**Exercise details:** All of the data should be repeated exactly; pictures are not part of the copy.

:: Dataset section ::

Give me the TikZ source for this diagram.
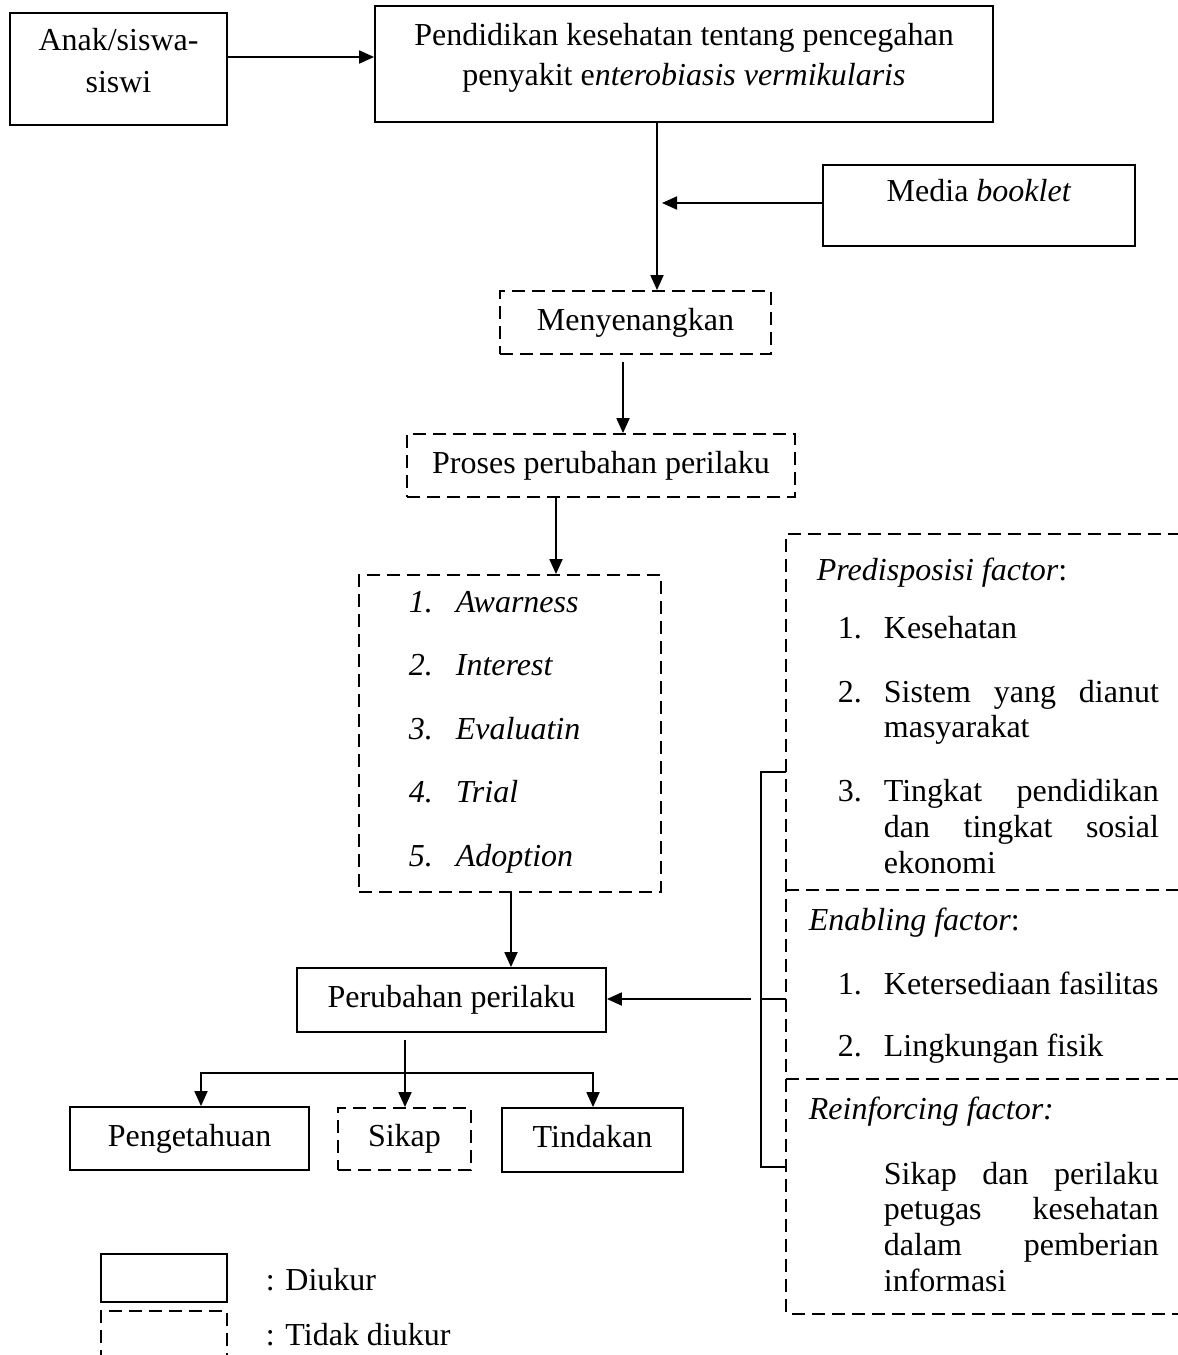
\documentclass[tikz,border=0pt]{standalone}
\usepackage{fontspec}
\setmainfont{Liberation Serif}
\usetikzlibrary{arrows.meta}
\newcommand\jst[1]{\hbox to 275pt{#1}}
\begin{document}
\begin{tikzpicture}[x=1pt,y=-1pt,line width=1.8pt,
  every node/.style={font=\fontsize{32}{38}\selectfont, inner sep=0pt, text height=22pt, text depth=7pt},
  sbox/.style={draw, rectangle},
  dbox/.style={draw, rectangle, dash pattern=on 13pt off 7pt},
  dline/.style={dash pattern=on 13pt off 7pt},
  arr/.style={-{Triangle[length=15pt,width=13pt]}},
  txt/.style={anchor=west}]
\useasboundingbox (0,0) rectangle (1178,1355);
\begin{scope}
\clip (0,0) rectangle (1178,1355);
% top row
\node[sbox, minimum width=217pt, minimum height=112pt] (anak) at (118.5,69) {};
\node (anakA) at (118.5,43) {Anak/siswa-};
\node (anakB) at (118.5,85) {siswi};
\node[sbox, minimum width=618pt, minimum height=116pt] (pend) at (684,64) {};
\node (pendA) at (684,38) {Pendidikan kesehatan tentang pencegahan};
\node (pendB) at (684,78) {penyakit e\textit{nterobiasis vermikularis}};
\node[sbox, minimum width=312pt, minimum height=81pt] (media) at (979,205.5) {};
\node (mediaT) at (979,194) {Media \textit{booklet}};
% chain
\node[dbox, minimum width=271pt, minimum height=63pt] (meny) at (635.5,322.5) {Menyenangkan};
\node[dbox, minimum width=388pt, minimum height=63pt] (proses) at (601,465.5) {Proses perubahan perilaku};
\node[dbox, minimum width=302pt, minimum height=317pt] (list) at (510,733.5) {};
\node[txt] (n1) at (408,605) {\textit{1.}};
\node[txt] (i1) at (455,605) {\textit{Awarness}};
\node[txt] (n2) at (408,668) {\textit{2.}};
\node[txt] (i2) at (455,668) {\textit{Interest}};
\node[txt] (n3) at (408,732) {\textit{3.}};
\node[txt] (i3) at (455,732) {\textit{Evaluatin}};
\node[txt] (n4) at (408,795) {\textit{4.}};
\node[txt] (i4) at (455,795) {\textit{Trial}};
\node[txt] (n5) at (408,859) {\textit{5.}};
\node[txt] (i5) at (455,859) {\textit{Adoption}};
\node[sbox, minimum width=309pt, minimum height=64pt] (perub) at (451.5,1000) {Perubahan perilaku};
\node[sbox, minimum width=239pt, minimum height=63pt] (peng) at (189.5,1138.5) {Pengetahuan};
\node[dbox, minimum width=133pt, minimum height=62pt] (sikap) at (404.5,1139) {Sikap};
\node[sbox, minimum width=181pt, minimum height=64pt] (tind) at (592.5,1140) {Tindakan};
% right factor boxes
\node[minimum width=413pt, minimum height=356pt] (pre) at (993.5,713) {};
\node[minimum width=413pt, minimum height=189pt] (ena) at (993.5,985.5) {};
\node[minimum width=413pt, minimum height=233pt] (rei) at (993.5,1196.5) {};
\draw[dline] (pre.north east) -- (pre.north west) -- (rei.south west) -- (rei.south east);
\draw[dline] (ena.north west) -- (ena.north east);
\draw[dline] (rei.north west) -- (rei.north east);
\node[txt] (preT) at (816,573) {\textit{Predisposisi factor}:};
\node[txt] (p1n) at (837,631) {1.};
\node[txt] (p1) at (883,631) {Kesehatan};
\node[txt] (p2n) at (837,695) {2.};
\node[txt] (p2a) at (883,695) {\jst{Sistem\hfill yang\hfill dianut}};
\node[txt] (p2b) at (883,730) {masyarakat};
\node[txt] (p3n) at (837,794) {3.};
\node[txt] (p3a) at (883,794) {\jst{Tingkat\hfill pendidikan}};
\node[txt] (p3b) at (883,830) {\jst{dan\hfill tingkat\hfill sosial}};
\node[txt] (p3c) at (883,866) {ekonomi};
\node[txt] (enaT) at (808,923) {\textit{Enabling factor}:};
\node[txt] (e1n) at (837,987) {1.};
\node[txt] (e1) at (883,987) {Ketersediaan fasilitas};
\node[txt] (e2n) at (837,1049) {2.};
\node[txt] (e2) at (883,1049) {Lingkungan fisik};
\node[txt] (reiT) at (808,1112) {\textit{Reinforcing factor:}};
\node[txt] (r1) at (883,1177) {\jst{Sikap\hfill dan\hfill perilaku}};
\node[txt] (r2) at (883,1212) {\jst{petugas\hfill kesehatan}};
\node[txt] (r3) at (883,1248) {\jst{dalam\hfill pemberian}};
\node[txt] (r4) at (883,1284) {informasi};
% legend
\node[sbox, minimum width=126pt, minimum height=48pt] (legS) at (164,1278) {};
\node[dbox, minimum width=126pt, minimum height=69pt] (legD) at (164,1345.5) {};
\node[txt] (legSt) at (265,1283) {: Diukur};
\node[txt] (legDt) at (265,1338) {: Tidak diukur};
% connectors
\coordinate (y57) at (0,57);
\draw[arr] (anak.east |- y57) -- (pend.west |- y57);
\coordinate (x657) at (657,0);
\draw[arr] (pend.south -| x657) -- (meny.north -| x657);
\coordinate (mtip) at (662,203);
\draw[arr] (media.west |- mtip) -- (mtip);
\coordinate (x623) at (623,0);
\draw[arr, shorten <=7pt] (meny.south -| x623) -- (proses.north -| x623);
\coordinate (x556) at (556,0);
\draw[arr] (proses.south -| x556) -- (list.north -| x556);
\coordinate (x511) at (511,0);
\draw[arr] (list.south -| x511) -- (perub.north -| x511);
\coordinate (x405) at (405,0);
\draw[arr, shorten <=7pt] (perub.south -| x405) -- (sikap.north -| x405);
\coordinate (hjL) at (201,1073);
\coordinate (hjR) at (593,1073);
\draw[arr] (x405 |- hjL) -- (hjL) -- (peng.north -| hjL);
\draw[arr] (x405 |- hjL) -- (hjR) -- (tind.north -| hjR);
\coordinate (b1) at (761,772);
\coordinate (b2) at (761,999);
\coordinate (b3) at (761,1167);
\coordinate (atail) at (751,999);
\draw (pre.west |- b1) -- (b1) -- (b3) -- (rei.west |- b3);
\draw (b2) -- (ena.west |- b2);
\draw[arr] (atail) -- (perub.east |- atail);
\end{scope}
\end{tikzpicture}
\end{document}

:::

**Completed task:**
Give me the TikZ source for this diagram.
\documentclass[tikz,border=0pt]{standalone}
\usepackage{fontspec}
\setmainfont{Liberation Serif}
\usetikzlibrary{arrows.meta}
\newcommand\jst[1]{\hbox to 275pt{#1}}
\begin{document}
\begin{tikzpicture}[x=1pt,y=-1pt,line width=1.8pt,
  every node/.style={font=\fontsize{32}{38}\selectfont, inner sep=0pt, text height=22pt, text depth=7pt},
  sbox/.style={draw, rectangle},
  dbox/.style={draw, rectangle, dash pattern=on 13pt off 7pt},
  dline/.style={dash pattern=on 13pt off 7pt},
  arr/.style={-{Triangle[length=15pt,width=13pt]}},
  txt/.style={anchor=west}]
\useasboundingbox (0,0) rectangle (1178,1355);
\begin{scope}
\clip (0,0) rectangle (1178,1355);
% top row
\node[sbox, minimum width=217pt, minimum height=112pt] (anak) at (118.5,69) {};
\node (anakA) at (118.5,43) {Anak/siswa-};
\node (anakB) at (118.5,85) {siswi};
\node[sbox, minimum width=618pt, minimum height=116pt] (pend) at (684,64) {};
\node (pendA) at (684,38) {Pendidikan kesehatan tentang pencegahan};
\node (pendB) at (684,78) {penyakit e\textit{nterobiasis vermikularis}};
\node[sbox, minimum width=312pt, minimum height=81pt] (media) at (979,205.5) {};
\node (mediaT) at (979,194) {Media \textit{booklet}};
% chain
\node[dbox, minimum width=271pt, minimum height=63pt] (meny) at (635.5,322.5) {Menyenangkan};
\node[dbox, minimum width=388pt, minimum height=63pt] (proses) at (601,465.5) {Proses perubahan perilaku};
\node[dbox, minimum width=302pt, minimum height=317pt] (list) at (510,733.5) {};
\node[txt] (n1) at (408,605) {\textit{1.}};
\node[txt] (i1) at (455,605) {\textit{Awarness}};
\node[txt] (n2) at (408,668) {\textit{2.}};
\node[txt] (i2) at (455,668) {\textit{Interest}};
\node[txt] (n3) at (408,732) {\textit{3.}};
\node[txt] (i3) at (455,732) {\textit{Evaluatin}};
\node[txt] (n4) at (408,795) {\textit{4.}};
\node[txt] (i4) at (455,795) {\textit{Trial}};
\node[txt] (n5) at (408,859) {\textit{5.}};
\node[txt] (i5) at (455,859) {\textit{Adoption}};
\node[sbox, minimum width=309pt, minimum height=64pt] (perub) at (451.5,1000) {Perubahan perilaku};
\node[sbox, minimum width=239pt, minimum height=63pt] (peng) at (189.5,1138.5) {Pengetahuan};
\node[dbox, minimum width=133pt, minimum height=62pt] (sikap) at (404.5,1139) {Sikap};
\node[sbox, minimum width=181pt, minimum height=64pt] (tind) at (592.5,1140) {Tindakan};
% right factor boxes
\node[minimum width=413pt, minimum height=356pt] (pre) at (993.5,713) {};
\node[minimum width=413pt, minimum height=189pt] (ena) at (993.5,985.5) {};
\node[minimum width=413pt, minimum height=233pt] (rei) at (993.5,1196.5) {};
\draw[dline] (pre.north east) -- (pre.north west) -- (rei.south west) -- (rei.south east);
\draw[dline] (ena.north west) -- (ena.north east);
\draw[dline] (rei.north west) -- (rei.north east);
\node[txt] (preT) at (816,573) {\textit{Predisposisi factor}:};
\node[txt] (p1n) at (837,631) {1.};
\node[txt] (p1) at (883,631) {Kesehatan};
\node[txt] (p2n) at (837,695) {2.};
\node[txt] (p2a) at (883,695) {\jst{Sistem\hfill yang\hfill dianut}};
\node[txt] (p2b) at (883,730) {masyarakat};
\node[txt] (p3n) at (837,794) {3.};
\node[txt] (p3a) at (883,794) {\jst{Tingkat\hfill pendidikan}};
\node[txt] (p3b) at (883,830) {\jst{dan\hfill tingkat\hfill sosial}};
\node[txt] (p3c) at (883,866) {ekonomi};
\node[txt] (enaT) at (808,923) {\textit{Enabling factor}:};
\node[txt] (e1n) at (837,987) {1.};
\node[txt] (e1) at (883,987) {Ketersediaan fasilitas};
\node[txt] (e2n) at (837,1049) {2.};
\node[txt] (e2) at (883,1049) {Lingkungan fisik};
\node[txt] (reiT) at (808,1112) {\textit{Reinforcing factor:}};
\node[txt] (r1) at (883,1177) {\jst{Sikap\hfill dan\hfill perilaku}};
\node[txt] (r2) at (883,1212) {\jst{petugas\hfill kesehatan}};
\node[txt] (r3) at (883,1248) {\jst{dalam\hfill pemberian}};
\node[txt] (r4) at (883,1284) {informasi};
% legend
\node[sbox, minimum width=126pt, minimum height=48pt] (legS) at (164,1278) {};
\node[dbox, minimum width=126pt, minimum height=69pt] (legD) at (164,1345.5) {};
\node[txt] (legSt) at (265,1283) {: Diukur};
\node[txt] (legDt) at (265,1338) {: Tidak diukur};
% connectors
\coordinate (y57) at (0,57);
\draw[arr] (anak.east |- y57) -- (pend.west |- y57);
\coordinate (x657) at (657,0);
\draw[arr] (pend.south -| x657) -- (meny.north -| x657);
\coordinate (mtip) at (662,203);
\draw[arr] (media.west |- mtip) -- (mtip);
\coordinate (x623) at (623,0);
\draw[arr, shorten <=7pt] (meny.south -| x623) -- (proses.north -| x623);
\coordinate (x556) at (556,0);
\draw[arr] (proses.south -| x556) -- (list.north -| x556);
\coordinate (x511) at (511,0);
\draw[arr] (list.south -| x511) -- (perub.north -| x511);
\coordinate (x405) at (405,0);
\draw[arr, shorten <=7pt] (perub.south -| x405) -- (sikap.north -| x405);
\coordinate (hjL) at (201,1073);
\coordinate (hjR) at (593,1073);
\draw[arr] (x405 |- hjL) -- (hjL) -- (peng.north -| hjL);
\draw[arr] (x405 |- hjL) -- (hjR) -- (tind.north -| hjR);
\coordinate (b1) at (761,772);
\coordinate (b2) at (761,999);
\coordinate (b3) at (761,1167);
\coordinate (atail) at (751,999);
\draw (pre.west |- b1) -- (b1) -- (b3) -- (rei.west |- b3);
\draw (b2) -- (ena.west |- b2);
\draw[arr] (atail) -- (perub.east |- atail);
\end{scope}
\end{tikzpicture}
\end{document}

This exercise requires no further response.